### Written instruction
Write out the whole listing exactly as it stands.
━━━━
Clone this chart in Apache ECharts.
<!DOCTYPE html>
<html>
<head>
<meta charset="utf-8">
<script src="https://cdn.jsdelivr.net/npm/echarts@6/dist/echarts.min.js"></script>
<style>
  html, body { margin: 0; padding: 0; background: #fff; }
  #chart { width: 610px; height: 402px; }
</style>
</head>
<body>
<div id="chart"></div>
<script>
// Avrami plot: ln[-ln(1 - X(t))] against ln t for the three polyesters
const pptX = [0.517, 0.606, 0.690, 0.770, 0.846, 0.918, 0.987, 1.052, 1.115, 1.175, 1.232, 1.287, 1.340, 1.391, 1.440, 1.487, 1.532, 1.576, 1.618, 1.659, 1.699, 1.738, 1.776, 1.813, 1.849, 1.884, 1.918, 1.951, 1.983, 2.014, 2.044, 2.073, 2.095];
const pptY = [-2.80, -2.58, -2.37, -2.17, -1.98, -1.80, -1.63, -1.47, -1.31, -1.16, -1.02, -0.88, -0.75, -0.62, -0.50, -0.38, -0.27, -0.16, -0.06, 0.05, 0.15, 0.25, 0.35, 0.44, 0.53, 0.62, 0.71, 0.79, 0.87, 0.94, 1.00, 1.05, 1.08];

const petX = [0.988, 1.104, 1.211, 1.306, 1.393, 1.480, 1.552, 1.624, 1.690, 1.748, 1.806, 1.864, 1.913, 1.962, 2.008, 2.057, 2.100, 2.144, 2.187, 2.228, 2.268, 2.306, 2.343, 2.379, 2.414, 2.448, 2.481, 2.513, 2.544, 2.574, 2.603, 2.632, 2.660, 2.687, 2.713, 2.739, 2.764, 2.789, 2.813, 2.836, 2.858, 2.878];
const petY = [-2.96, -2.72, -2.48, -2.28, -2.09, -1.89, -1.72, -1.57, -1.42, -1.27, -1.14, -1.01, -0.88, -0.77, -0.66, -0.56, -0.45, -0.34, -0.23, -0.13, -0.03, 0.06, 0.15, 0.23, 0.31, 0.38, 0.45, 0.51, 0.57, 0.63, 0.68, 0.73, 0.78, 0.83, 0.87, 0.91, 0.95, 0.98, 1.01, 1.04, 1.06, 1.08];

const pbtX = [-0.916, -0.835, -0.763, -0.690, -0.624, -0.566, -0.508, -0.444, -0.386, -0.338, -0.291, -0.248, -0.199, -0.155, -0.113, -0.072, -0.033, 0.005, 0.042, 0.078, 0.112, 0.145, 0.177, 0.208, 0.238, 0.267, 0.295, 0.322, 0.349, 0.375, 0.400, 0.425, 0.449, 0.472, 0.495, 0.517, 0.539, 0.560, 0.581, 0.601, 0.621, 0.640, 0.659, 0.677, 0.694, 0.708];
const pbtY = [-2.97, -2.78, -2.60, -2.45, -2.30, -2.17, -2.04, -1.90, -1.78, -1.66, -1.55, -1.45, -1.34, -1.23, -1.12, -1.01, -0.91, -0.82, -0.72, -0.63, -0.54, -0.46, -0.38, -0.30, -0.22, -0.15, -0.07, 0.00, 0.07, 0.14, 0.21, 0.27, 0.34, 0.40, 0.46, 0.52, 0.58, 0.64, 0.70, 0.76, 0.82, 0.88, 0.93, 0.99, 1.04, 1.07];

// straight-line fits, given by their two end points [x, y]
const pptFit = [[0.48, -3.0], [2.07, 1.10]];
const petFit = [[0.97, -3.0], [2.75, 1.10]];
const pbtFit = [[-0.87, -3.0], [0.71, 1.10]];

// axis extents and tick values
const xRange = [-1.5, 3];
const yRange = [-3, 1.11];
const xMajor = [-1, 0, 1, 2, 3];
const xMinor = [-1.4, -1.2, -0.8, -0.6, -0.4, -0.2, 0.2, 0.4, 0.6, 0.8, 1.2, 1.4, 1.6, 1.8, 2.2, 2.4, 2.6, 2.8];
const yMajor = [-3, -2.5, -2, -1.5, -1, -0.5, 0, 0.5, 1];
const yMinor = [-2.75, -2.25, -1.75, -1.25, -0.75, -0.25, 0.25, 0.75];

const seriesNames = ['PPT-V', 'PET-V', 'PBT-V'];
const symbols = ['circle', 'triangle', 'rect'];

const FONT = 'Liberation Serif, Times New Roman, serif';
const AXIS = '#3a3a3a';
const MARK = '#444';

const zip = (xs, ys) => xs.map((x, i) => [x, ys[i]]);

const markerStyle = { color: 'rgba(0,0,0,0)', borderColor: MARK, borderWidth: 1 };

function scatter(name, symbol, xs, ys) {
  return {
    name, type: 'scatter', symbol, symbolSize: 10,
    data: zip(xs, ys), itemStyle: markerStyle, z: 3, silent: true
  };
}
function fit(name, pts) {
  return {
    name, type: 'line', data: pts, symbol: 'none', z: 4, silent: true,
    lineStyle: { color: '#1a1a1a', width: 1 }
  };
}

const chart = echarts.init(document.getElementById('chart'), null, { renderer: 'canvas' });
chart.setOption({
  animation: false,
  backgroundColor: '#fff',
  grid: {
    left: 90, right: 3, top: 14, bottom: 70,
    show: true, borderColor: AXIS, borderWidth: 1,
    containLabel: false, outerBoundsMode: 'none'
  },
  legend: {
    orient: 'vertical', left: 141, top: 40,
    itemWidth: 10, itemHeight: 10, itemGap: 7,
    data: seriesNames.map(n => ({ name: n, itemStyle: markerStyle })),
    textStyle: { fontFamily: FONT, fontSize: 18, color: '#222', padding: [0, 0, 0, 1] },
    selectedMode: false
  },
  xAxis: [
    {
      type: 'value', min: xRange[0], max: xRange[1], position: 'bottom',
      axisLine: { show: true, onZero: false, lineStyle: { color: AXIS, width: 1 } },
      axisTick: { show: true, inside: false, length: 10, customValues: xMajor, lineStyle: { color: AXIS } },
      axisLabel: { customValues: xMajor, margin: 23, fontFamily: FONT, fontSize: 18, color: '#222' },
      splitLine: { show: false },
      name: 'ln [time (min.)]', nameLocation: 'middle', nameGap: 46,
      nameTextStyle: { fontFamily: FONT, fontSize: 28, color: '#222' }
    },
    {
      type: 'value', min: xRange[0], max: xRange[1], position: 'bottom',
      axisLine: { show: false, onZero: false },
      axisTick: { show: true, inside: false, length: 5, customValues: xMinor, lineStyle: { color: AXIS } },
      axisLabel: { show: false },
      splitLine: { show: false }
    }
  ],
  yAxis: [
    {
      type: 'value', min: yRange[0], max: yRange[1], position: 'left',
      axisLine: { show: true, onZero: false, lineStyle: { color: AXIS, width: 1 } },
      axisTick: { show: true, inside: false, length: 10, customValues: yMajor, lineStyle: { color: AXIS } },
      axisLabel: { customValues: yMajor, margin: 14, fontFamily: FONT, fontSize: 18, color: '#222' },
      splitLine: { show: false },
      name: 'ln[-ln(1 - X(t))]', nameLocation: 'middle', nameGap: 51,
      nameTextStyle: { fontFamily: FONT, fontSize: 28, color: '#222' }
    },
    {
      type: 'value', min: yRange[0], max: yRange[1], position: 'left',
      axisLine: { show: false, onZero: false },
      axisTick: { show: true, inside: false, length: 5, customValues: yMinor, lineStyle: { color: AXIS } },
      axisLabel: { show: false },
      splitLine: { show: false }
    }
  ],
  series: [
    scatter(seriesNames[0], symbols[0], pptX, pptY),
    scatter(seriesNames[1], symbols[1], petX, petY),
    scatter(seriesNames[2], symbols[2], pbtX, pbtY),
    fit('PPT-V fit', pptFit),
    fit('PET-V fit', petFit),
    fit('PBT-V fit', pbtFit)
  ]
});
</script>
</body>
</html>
━━━━
### Response
Clone this chart in Apache ECharts.
<!DOCTYPE html>
<html>
<head>
<meta charset="utf-8">
<script src="https://cdn.jsdelivr.net/npm/echarts@6/dist/echarts.min.js"></script>
<style>
  html, body { margin: 0; padding: 0; background: #fff; }
  #chart { width: 610px; height: 402px; }
</style>
</head>
<body>
<div id="chart"></div>
<script>
// Avrami plot: ln[-ln(1 - X(t))] against ln t for the three polyesters
const pptX = [0.517, 0.606, 0.690, 0.770, 0.846, 0.918, 0.987, 1.052, 1.115, 1.175, 1.232, 1.287, 1.340, 1.391, 1.440, 1.487, 1.532, 1.576, 1.618, 1.659, 1.699, 1.738, 1.776, 1.813, 1.849, 1.884, 1.918, 1.951, 1.983, 2.014, 2.044, 2.073, 2.095];
const pptY = [-2.80, -2.58, -2.37, -2.17, -1.98, -1.80, -1.63, -1.47, -1.31, -1.16, -1.02, -0.88, -0.75, -0.62, -0.50, -0.38, -0.27, -0.16, -0.06, 0.05, 0.15, 0.25, 0.35, 0.44, 0.53, 0.62, 0.71, 0.79, 0.87, 0.94, 1.00, 1.05, 1.08];

const petX = [0.988, 1.104, 1.211, 1.306, 1.393, 1.480, 1.552, 1.624, 1.690, 1.748, 1.806, 1.864, 1.913, 1.962, 2.008, 2.057, 2.100, 2.144, 2.187, 2.228, 2.268, 2.306, 2.343, 2.379, 2.414, 2.448, 2.481, 2.513, 2.544, 2.574, 2.603, 2.632, 2.660, 2.687, 2.713, 2.739, 2.764, 2.789, 2.813, 2.836, 2.858, 2.878];
const petY = [-2.96, -2.72, -2.48, -2.28, -2.09, -1.89, -1.72, -1.57, -1.42, -1.27, -1.14, -1.01, -0.88, -0.77, -0.66, -0.56, -0.45, -0.34, -0.23, -0.13, -0.03, 0.06, 0.15, 0.23, 0.31, 0.38, 0.45, 0.51, 0.57, 0.63, 0.68, 0.73, 0.78, 0.83, 0.87, 0.91, 0.95, 0.98, 1.01, 1.04, 1.06, 1.08];

const pbtX = [-0.916, -0.835, -0.763, -0.690, -0.624, -0.566, -0.508, -0.444, -0.386, -0.338, -0.291, -0.248, -0.199, -0.155, -0.113, -0.072, -0.033, 0.005, 0.042, 0.078, 0.112, 0.145, 0.177, 0.208, 0.238, 0.267, 0.295, 0.322, 0.349, 0.375, 0.400, 0.425, 0.449, 0.472, 0.495, 0.517, 0.539, 0.560, 0.581, 0.601, 0.621, 0.640, 0.659, 0.677, 0.694, 0.708];
const pbtY = [-2.97, -2.78, -2.60, -2.45, -2.30, -2.17, -2.04, -1.90, -1.78, -1.66, -1.55, -1.45, -1.34, -1.23, -1.12, -1.01, -0.91, -0.82, -0.72, -0.63, -0.54, -0.46, -0.38, -0.30, -0.22, -0.15, -0.07, 0.00, 0.07, 0.14, 0.21, 0.27, 0.34, 0.40, 0.46, 0.52, 0.58, 0.64, 0.70, 0.76, 0.82, 0.88, 0.93, 0.99, 1.04, 1.07];

// straight-line fits, given by their two end points [x, y]
const pptFit = [[0.48, -3.0], [2.07, 1.10]];
const petFit = [[0.97, -3.0], [2.75, 1.10]];
const pbtFit = [[-0.87, -3.0], [0.71, 1.10]];

// axis extents and tick values
const xRange = [-1.5, 3];
const yRange = [-3, 1.11];
const xMajor = [-1, 0, 1, 2, 3];
const xMinor = [-1.4, -1.2, -0.8, -0.6, -0.4, -0.2, 0.2, 0.4, 0.6, 0.8, 1.2, 1.4, 1.6, 1.8, 2.2, 2.4, 2.6, 2.8];
const yMajor = [-3, -2.5, -2, -1.5, -1, -0.5, 0, 0.5, 1];
const yMinor = [-2.75, -2.25, -1.75, -1.25, -0.75, -0.25, 0.25, 0.75];

const seriesNames = ['PPT-V', 'PET-V', 'PBT-V'];
const symbols = ['circle', 'triangle', 'rect'];

const FONT = 'Liberation Serif, Times New Roman, serif';
const AXIS = '#3a3a3a';
const MARK = '#444';

const zip = (xs, ys) => xs.map((x, i) => [x, ys[i]]);

const markerStyle = { color: 'rgba(0,0,0,0)', borderColor: MARK, borderWidth: 1 };

function scatter(name, symbol, xs, ys) {
  return {
    name, type: 'scatter', symbol, symbolSize: 10,
    data: zip(xs, ys), itemStyle: markerStyle, z: 3, silent: true
  };
}
function fit(name, pts) {
  return {
    name, type: 'line', data: pts, symbol: 'none', z: 4, silent: true,
    lineStyle: { color: '#1a1a1a', width: 1 }
  };
}

const chart = echarts.init(document.getElementById('chart'), null, { renderer: 'canvas' });
chart.setOption({
  animation: false,
  backgroundColor: '#fff',
  grid: {
    left: 90, right: 3, top: 14, bottom: 70,
    show: true, borderColor: AXIS, borderWidth: 1,
    containLabel: false, outerBoundsMode: 'none'
  },
  legend: {
    orient: 'vertical', left: 141, top: 40,
    itemWidth: 10, itemHeight: 10, itemGap: 7,
    data: seriesNames.map(n => ({ name: n, itemStyle: markerStyle })),
    textStyle: { fontFamily: FONT, fontSize: 18, color: '#222', padding: [0, 0, 0, 1] },
    selectedMode: false
  },
  xAxis: [
    {
      type: 'value', min: xRange[0], max: xRange[1], position: 'bottom',
      axisLine: { show: true, onZero: false, lineStyle: { color: AXIS, width: 1 } },
      axisTick: { show: true, inside: false, length: 10, customValues: xMajor, lineStyle: { color: AXIS } },
      axisLabel: { customValues: xMajor, margin: 23, fontFamily: FONT, fontSize: 18, color: '#222' },
      splitLine: { show: false },
      name: 'ln [time (min.)]', nameLocation: 'middle', nameGap: 46,
      nameTextStyle: { fontFamily: FONT, fontSize: 28, color: '#222' }
    },
    {
      type: 'value', min: xRange[0], max: xRange[1], position: 'bottom',
      axisLine: { show: false, onZero: false },
      axisTick: { show: true, inside: false, length: 5, customValues: xMinor, lineStyle: { color: AXIS } },
      axisLabel: { show: false },
      splitLine: { show: false }
    }
  ],
  yAxis: [
    {
      type: 'value', min: yRange[0], max: yRange[1], position: 'left',
      axisLine: { show: true, onZero: false, lineStyle: { color: AXIS, width: 1 } },
      axisTick: { show: true, inside: false, length: 10, customValues: yMajor, lineStyle: { color: AXIS } },
      axisLabel: { customValues: yMajor, margin: 14, fontFamily: FONT, fontSize: 18, color: '#222' },
      splitLine: { show: false },
      name: 'ln[-ln(1 - X(t))]', nameLocation: 'middle', nameGap: 51,
      nameTextStyle: { fontFamily: FONT, fontSize: 28, color: '#222' }
    },
    {
      type: 'value', min: yRange[0], max: yRange[1], position: 'left',
      axisLine: { show: false, onZero: false },
      axisTick: { show: true, inside: false, length: 5, customValues: yMinor, lineStyle: { color: AXIS } },
      axisLabel: { show: false },
      splitLine: { show: false }
    }
  ],
  series: [
    scatter(seriesNames[0], symbols[0], pptX, pptY),
    scatter(seriesNames[1], symbols[1], petX, petY),
    scatter(seriesNames[2], symbols[2], pbtX, pbtY),
    fit('PPT-V fit', pptFit),
    fit('PET-V fit', petFit),
    fit('PBT-V fit', pbtFit)
  ]
});
</script>
</body>
</html>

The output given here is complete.